WHAT YOU HAVE TO DO: Retype each line exactly. Skip images.

PROVIDED DATA:
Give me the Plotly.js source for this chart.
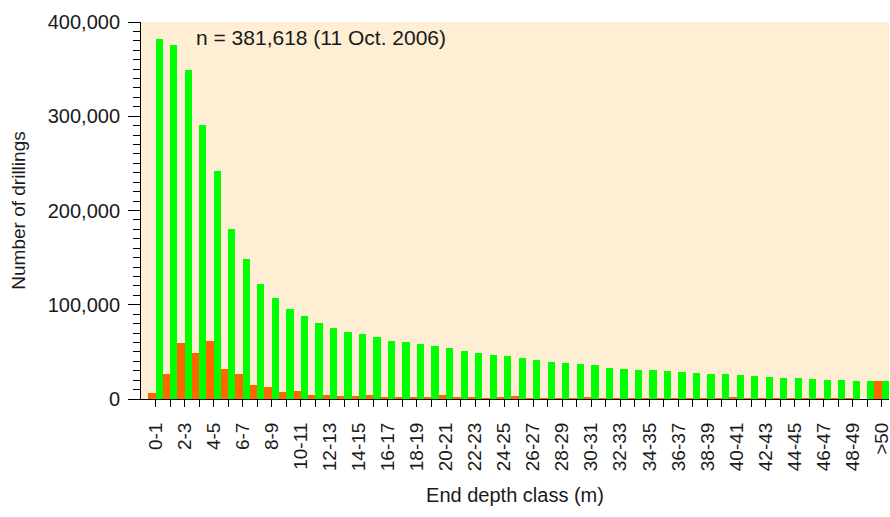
<!DOCTYPE html>
<html>
<head>
<meta charset="utf-8">
<script src="https://cdn.plot.ly/plotly-3.0.1.min.js"></script>
<style>html,body{margin:0;padding:0;background:#fff;}#chart{width:890px;height:517px;}</style>
</head>
<body>
<div id="chart"></div>
<script>
var categories = ["0-1","1-2","2-3","3-4","4-5","5-6","6-7","7-8","8-9","9-10",
  "10-11","11-12","12-13","13-14","14-15","15-16","16-17","17-18","18-19","19-20",
  "20-21","21-22","22-23","23-24","24-25","25-26","26-27","27-28","28-29","29-30",
  "30-31","31-32","32-33","33-34","34-35","35-36","36-37","37-38","38-39","39-40",
  "40-41","41-42","42-43","43-44","44-45","45-46","46-47","47-48","48-49","49-50",">50"];

// drillings ending within the depth class (orange)
var inClass = [6500,27000,59500,49000,61500,32000,26500,15000,13000,7500,
  8500,4500,4500,3500,3500,4200,2100,2100,2100,2000,
  4000,2000,2000,1000,2000,3000,1000,1000,1000,1000,
  2500,1000,1000,1000,1000,1000,1000,1000,1000,1000,
  2000,1000,1000,1000,1000,1000,1000,1000,1000,500,19200];

// drillings reaching at least the class (green)
var reaching = [381618,375500,349000,290500,241500,180000,148500,122000,107000,95000,
  88500,80500,75500,71500,68500,66000,62000,60000,58000,56000,
  54500,50500,48500,46500,45500,44000,41000,39500,38000,37000,
  36000,33000,32000,31000,30500,29500,28500,27500,27000,26500,
  25500,24000,23300,22300,22000,21200,20300,20000,19400,19200,19000];

var tickText = categories.map(function(c, i){ return i % 2 === 0 ? c : ""; });

var FONT = "Liberation Sans, Arial, Helvetica, sans-serif";
var TXT = "#1a1a1a";

var data = [
  {type:"bar", x:categories, y:inClass, marker:{color:"#FF6600", line:{width:0}}, hoverinfo:"x+y"},
  {type:"bar", x:categories, y:reaching, marker:{color:"#00FF00", line:{width:0}}, hoverinfo:"x+y"}
];

var layout = {
  width:890, height:517,
  margin:{l:141, r:1, t:22, b:118},
  paper_bgcolor:"#ffffff",
  plot_bgcolor:"#FDEED4",
  showlegend:false,
  barmode:"group", bargap:0, bargroupgap:0,
  font:{family:FONT, size:20, color:TXT},
  xaxis:{
    type:"category",
    range:[-1, 50.5],
    tickmode:"array", tickvals:categories, ticktext:tickText,
    tickangle:-90,
    ticks:"outside", ticklen:7, tickwidth:1, tickcolor:"#000",
    ticklabelstandoff:8,
    showline:true, linecolor:"#000", linewidth:1,
    showgrid:false, zeroline:false,
    tickfont:{family:FONT, size:19, color:TXT},
    title:{text:"End depth class (m)", font:{family:FONT, size:20, color:TXT}, standoff:17},
    automargin:false
  },
  yaxis:{
    range:[0, 400000],
    tickmode:"linear", tick0:0, dtick:100000,
    tickformat:",d",
    ticks:"outside", ticklen:12, tickwidth:1, tickcolor:"#000",
    ticklabelstandoff:4,
    minor:{ticks:"outside", ticklen:7, dtick:10000, tickcolor:"#000", tickwidth:1, showgrid:false},
    showline:true, linecolor:"#000", linewidth:1,
    showgrid:false, zeroline:false,
    tickfont:{family:FONT, size:20, color:TXT},
    title:{text:"Number of drillings", font:{family:FONT, size:19, color:TXT}, standoff:17},
    automargin:false
  },
  annotations:[{
    xref:"paper", yref:"paper", x:0.071, y:0.959,
    xanchor:"left", yanchor:"middle", showarrow:false,
    text:"n = 381,618 (11 Oct. 2006)",
    font:{family:FONT, size:21, color:TXT}
  }]
};

Plotly.newPlot("chart", data, layout, {displayModeBar:false, staticPlot:true});
</script>
</body>
</html>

COMPLETE ANSWER:
Give me the Plotly.js source for this chart.
<!DOCTYPE html>
<html>
<head>
<meta charset="utf-8">
<script src="https://cdn.plot.ly/plotly-3.0.1.min.js"></script>
<style>html,body{margin:0;padding:0;background:#fff;}#chart{width:890px;height:517px;}</style>
</head>
<body>
<div id="chart"></div>
<script>
var categories = ["0-1","1-2","2-3","3-4","4-5","5-6","6-7","7-8","8-9","9-10",
  "10-11","11-12","12-13","13-14","14-15","15-16","16-17","17-18","18-19","19-20",
  "20-21","21-22","22-23","23-24","24-25","25-26","26-27","27-28","28-29","29-30",
  "30-31","31-32","32-33","33-34","34-35","35-36","36-37","37-38","38-39","39-40",
  "40-41","41-42","42-43","43-44","44-45","45-46","46-47","47-48","48-49","49-50",">50"];

// drillings ending within the depth class (orange)
var inClass = [6500,27000,59500,49000,61500,32000,26500,15000,13000,7500,
  8500,4500,4500,3500,3500,4200,2100,2100,2100,2000,
  4000,2000,2000,1000,2000,3000,1000,1000,1000,1000,
  2500,1000,1000,1000,1000,1000,1000,1000,1000,1000,
  2000,1000,1000,1000,1000,1000,1000,1000,1000,500,19200];

// drillings reaching at least the class (green)
var reaching = [381618,375500,349000,290500,241500,180000,148500,122000,107000,95000,
  88500,80500,75500,71500,68500,66000,62000,60000,58000,56000,
  54500,50500,48500,46500,45500,44000,41000,39500,38000,37000,
  36000,33000,32000,31000,30500,29500,28500,27500,27000,26500,
  25500,24000,23300,22300,22000,21200,20300,20000,19400,19200,19000];

var tickText = categories.map(function(c, i){ return i % 2 === 0 ? c : ""; });

var FONT = "Liberation Sans, Arial, Helvetica, sans-serif";
var TXT = "#1a1a1a";

var data = [
  {type:"bar", x:categories, y:inClass, marker:{color:"#FF6600", line:{width:0}}, hoverinfo:"x+y"},
  {type:"bar", x:categories, y:reaching, marker:{color:"#00FF00", line:{width:0}}, hoverinfo:"x+y"}
];

var layout = {
  width:890, height:517,
  margin:{l:141, r:1, t:22, b:118},
  paper_bgcolor:"#ffffff",
  plot_bgcolor:"#FDEED4",
  showlegend:false,
  barmode:"group", bargap:0, bargroupgap:0,
  font:{family:FONT, size:20, color:TXT},
  xaxis:{
    type:"category",
    range:[-1, 50.5],
    tickmode:"array", tickvals:categories, ticktext:tickText,
    tickangle:-90,
    ticks:"outside", ticklen:7, tickwidth:1, tickcolor:"#000",
    ticklabelstandoff:8,
    showline:true, linecolor:"#000", linewidth:1,
    showgrid:false, zeroline:false,
    tickfont:{family:FONT, size:19, color:TXT},
    title:{text:"End depth class (m)", font:{family:FONT, size:20, color:TXT}, standoff:17},
    automargin:false
  },
  yaxis:{
    range:[0, 400000],
    tickmode:"linear", tick0:0, dtick:100000,
    tickformat:",d",
    ticks:"outside", ticklen:12, tickwidth:1, tickcolor:"#000",
    ticklabelstandoff:4,
    minor:{ticks:"outside", ticklen:7, dtick:10000, tickcolor:"#000", tickwidth:1, showgrid:false},
    showline:true, linecolor:"#000", linewidth:1,
    showgrid:false, zeroline:false,
    tickfont:{family:FONT, size:20, color:TXT},
    title:{text:"Number of drillings", font:{family:FONT, size:19, color:TXT}, standoff:17},
    automargin:false
  },
  annotations:[{
    xref:"paper", yref:"paper", x:0.071, y:0.959,
    xanchor:"left", yanchor:"middle", showarrow:false,
    text:"n = 381,618 (11 Oct. 2006)",
    font:{family:FONT, size:21, color:TXT}
  }]
};

Plotly.newPlot("chart", data, layout, {displayModeBar:false, staticPlot:true});
</script>
</body>
</html>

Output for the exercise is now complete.